Byala Slatina, Bulgaria.

October 5th, 2014.

It was too lively for a Sunday as we were walking through the streets towards a local school to avoid the queues at the polling station. After a year of protests the government had given up its place and new general elections were taking place among weak expectations from the few participants along the contempt and denial of the majority of the citizens who decided to stay at home and give up their only chance to take part in the decision making processes of their country.

We walked through old sidewalks slowly being recovered by nature, covered with green baize of lawn, herbs and any plant with stronger will to survive than the urban plan that gave birth to this north-western city. Nobody seems to complain though; many of the houses now have adapted to the new circumstances arranging the space in front of their fences as an extension of their interior gardens.
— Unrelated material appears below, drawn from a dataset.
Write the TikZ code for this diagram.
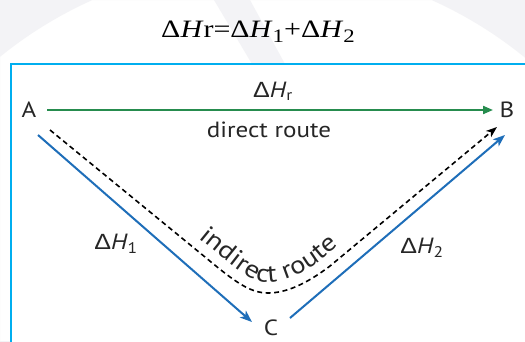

As we got closer to the town’s centre, the appearance of the streets started to change; concrete sidewalks were everywhere and from every wall diverse letterings and advertisings started to sprout. Some would invite you to buy their products, others wanted you to try their services, some more were vestiges of the old business activity and their survival was due to the slow decay of the town where not many entrepreneurs dare to stay. Among the posters and luminous signs, there was a special group of signs, the political ones.

Faces, popular or not, with a designed slogan and a mark of approbation across the number for which they want you to vote. Pamphlets with old promises and usually a nationalist tone were thrown at the door of old political parties and real-estate companies from the times when the city could offer someone a job. All of them showing a contemporary layer of signs soon to be forgot.

We arrived at the school where the station was located. The building is inserted in the centre; between the local cultural hall and the building of the municipality’s judicial power each one of them carrying their own signs and symbolic power in the area where the decline of the city has modified the weight of the letterings. A hotel was transformed into the city hall and a lottery booth was removed to install a monument in commemoration of the soldiers that were born in this town and went to lose their lives all around Europe whenever there was a war.

Layer over layer of worn letter, symbols signs and meanings cover a city that is losing its population generation after generation. As many other north-western towns, Byala Slatina is living a slow process of urban mummification.